Conditions can be combined using the boolean keywords AND or OR. They can also be grouped using ().

Some conditions will be mandatory to provide a valid query depending on the entity. For example the Transactions entity requires a project id condition and a time range condition.

HAVING

Works like the WHERE clause but it is applied after the aggregations declared in the SELECT clause. So we can apply conditions on the result of an aggregation function here.

ORDER BY

Specify the expression(s) to order the result set on.

LIMIT BY/LIMIT/OFFSET

Pretty self explanatory, they take integers and set the corresponding values in the Clickhouse query.
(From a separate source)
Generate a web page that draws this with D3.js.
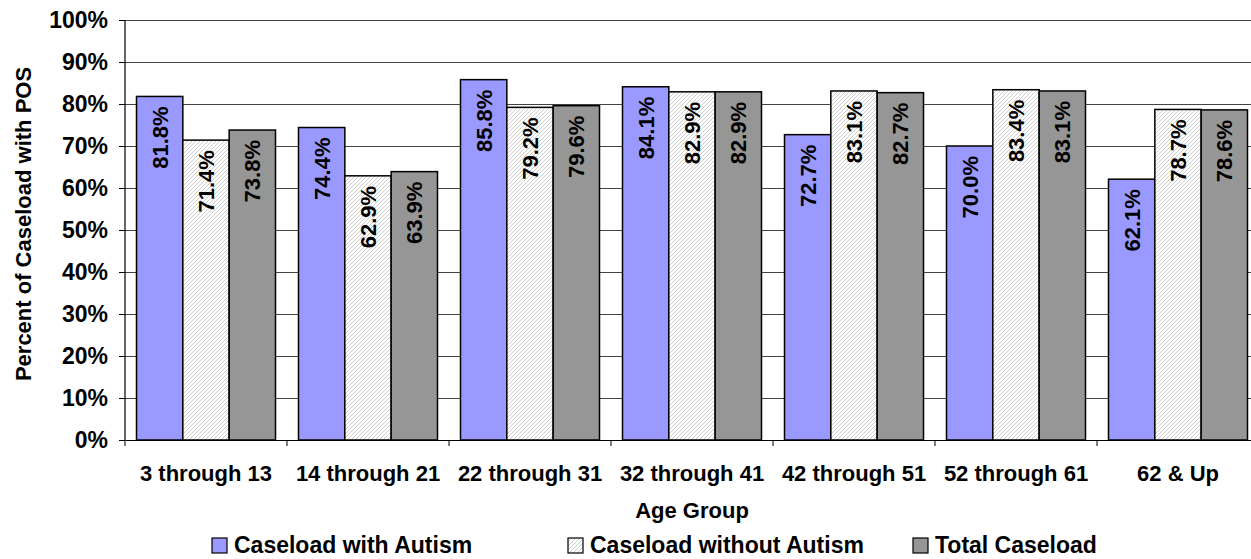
<!DOCTYPE html>
<html>
<head>
<meta charset="utf-8">
<script src="https://cdn.jsdelivr.net/npm/d3@7"></script>
<style>
  html, body { margin: 0; padding: 0; background: #fff; }
  svg { display: block; font-family: "Liberation Sans", Arial, sans-serif; font-weight: bold; }
</style>
</head>
<body>
<svg id="chart" width="1251" height="559"></svg>
<script>
// Age groups along the x axis
const categories = ["3 through 13", "14 through 21", "22 through 31", "32 through 41", "42 through 51", "52 through 61", "62 & Up"];
// Series names (legend order)
const seriesNames = ["Caseload with Autism", "Caseload without Autism", "Total Caseload"];
// Percent of caseload with POS, per age group
const withAutism    = [81.8, 74.4, 85.8, 84.1, 72.7, 70.0, 62.1];
const withoutAutism = [71.4, 62.9, 79.2, 82.9, 83.1, 83.4, 78.7];
const totalCaseload = [73.8, 63.9, 79.6, 82.9, 82.7, 83.1, 78.6];
// Y axis ticks
const yTicks = [0, 10, 20, 30, 40, 50, 60, 70, 80, 90, 100];

const seriesValues = [withAutism, withoutAutism, totalCaseload];

const svg = d3.select("#chart");
const plot = { left: 125, top: 20, width: 1134, height: 420 };

const defs = svg.append("defs");
const hatch = defs.append("pattern")
  .attr("id", "hatch")
  .attr("patternUnits", "userSpaceOnUse")
  .attr("width", 4).attr("height", 4);
hatch.append("rect").attr("width", 4).attr("height", 4).attr("fill", "#fff");
hatch.append("path")
  .attr("d", "M-1,1 l2,-2 M0,4 l4,-4 M3,5 l2,-2")
  .attr("stroke", "#c4c4c4").attr("stroke-width", 0.85);

const fills = ["#9999ff", "url(#hatch)", "#969696"];

const x = d3.scaleBand().domain(categories).range([plot.left, plot.left + plot.width]).padding(0);
const xs = d3.scaleBand().domain(seriesNames).range([11.5, x.bandwidth() - 11.5]).padding(0);
const y = d3.scaleLinear().domain([0, 100]).range([plot.top + plot.height, plot.top]);

// Horizontal gridlines
svg.append("g")
  .selectAll("line")
  .data(yTicks.filter(d => d > 0))
  .join("line")
  .attr("x1", plot.left).attr("x2", plot.left + plot.width)
  .attr("y1", d => y(d)).attr("y2", d => y(d))
  .attr("stroke", "#444").attr("stroke-width", 1)
  .attr("shape-rendering", "crispEdges");

// Bars
const rows = categories.map((c, i) => seriesNames.map((s, j) => ({ cat: c, series: s, j, value: seriesValues[j][i] })));
const groups = svg.append("g").selectAll("g")
  .data(rows)
  .join("g")
  .attr("transform", d => `translate(${x(d[0].cat)},0)`);

groups.selectAll("rect")
  .data(d => d)
  .join("rect")
  .attr("x", d => xs(d.series))
  .attr("y", d => y(d.value))
  .attr("width", xs.bandwidth())
  .attr("height", d => y(0) - y(d.value))
  .attr("fill", d => fills[d.j])
  .attr("stroke", "#000")
  .attr("stroke-width", 1.5);

// Value labels, rotated, inside the top of each bar
groups.selectAll("text")
  .data(d => d)
  .join("text")
  .attr("transform", d => `translate(${xs(d.series) + xs.bandwidth() / 2},${y(d.value) + 10}) rotate(-90)`)
  .attr("text-anchor", "end")
  .attr("dy", "0.36em")
  .attr("font-size", 22)
  .attr("fill", "#000")
  .text(d => d.value.toFixed(1) + "%");

// Y axis
const yAxis = d3.axisLeft(y).tickValues(yTicks).tickFormat(d => d + "%").tickSize(6).tickPadding(11);
const gy = svg.append("g").attr("transform", `translate(${plot.left},0)`).call(yAxis);
gy.select(".domain").attr("stroke", "#000").attr("stroke-width", 1.2).attr("d", `M0,${plot.top}V${plot.top + plot.height}`);
gy.selectAll(".tick line").attr("stroke", "#000");
gy.selectAll(".tick text").attr("font-size", 23).attr("font-family", null).attr("font-weight", "bold").attr("fill", "#000");

// X axis
const xAxis = d3.axisBottom(x).tickSize(0).tickPadding(0).tickFormat(d => d);
const gx = svg.append("g").attr("transform", `translate(0,${plot.top + plot.height})`).call(xAxis);
gx.select(".domain").attr("stroke", "#000").attr("stroke-width", 1.2);
gx.selectAll(".tick text").attr("font-size", 22).attr("font-family", null).attr("font-weight", "bold")
  .attr("fill", "#000").attr("dy", null).attr("y", 41);
// Category separator ticks
gx.append("g").selectAll("line")
  .data(categories.map(c => x(c)).concat([plot.left + plot.width]))
  .join("line")
  .attr("x1", d => d).attr("x2", d => d)
  .attr("y1", 0).attr("y2", 6)
  .attr("stroke", "#000");

// Axis titles
svg.append("text")
  .attr("x", plot.left + plot.width / 2).attr("y", 518)
  .attr("text-anchor", "middle").attr("font-size", 22)
  .text("Age Group");
svg.append("text")
  .attr("transform", `translate(31,${plot.top + plot.height / 2 - 6}) rotate(-90)`)
  .attr("text-anchor", "middle").attr("font-size", 22)
  .text("Percent of Caseload with POS");

// Legend
const legendX = [212, 568, 913];
const legend = svg.append("g").selectAll("g")
  .data(seriesNames)
  .join("g")
  .attr("transform", (d, i) => `translate(${legendX[i]},538)`);
legend.append("rect")
  .attr("width", 15).attr("height", 15)
  .attr("fill", (d, i) => fills[i])
  .attr("stroke", "#000").attr("stroke-width", 1.2);
legend.append("text")
  .attr("x", 22).attr("y", 15)
  .attr("font-size", 23)
  .text(d => d);
</script>
</body>
</html>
If a query doesn’t specify the limit or offset, they will be defaulted to 1000 and 0 respectively.

GRANULARITY

An integer representing the granularity to group time based results.

Some of the entities in Snuba provides a magic column that you can use to group data by. The column gives a floored time value for each row so that rows in the same minute/hour/day/etc. can be grouped.

The magic column for a given entity can be found by finding the TimeSeriesProcessor for the entity. Example, for errors, you can find the TimeSeriesProcessor defined here. You can see that the magic column is time and it uses the timestamp column for grouping.

Granularity determines the number of seconds in each of these time buckets. Eg, to count the number of events by hour, you would do

Example:

MATCH(events) count(event_id) AS event_count
BY time
WHERE timestamp >= toDateTime('2022-01-15T00:00:00.000000') AND timestamp < toDateTime('2022-01-21T00:00:00.000000')
GRANULARITY 3600

TOTALS

If set to True, the response from Snuba will have a "totals" key that contains the total values across all the selected rows.

SAMPLE

If a sampling rate isn’t provided by a node in the MATCH clause, then it can be specified here. In this case, Snuba will assign the sample right to one of the nodes in the query. A sample can be either a float between 0 and 1, representing a percentage of rows to sample.

Or it can be an integer greater 1 which represents the number of rows to sample.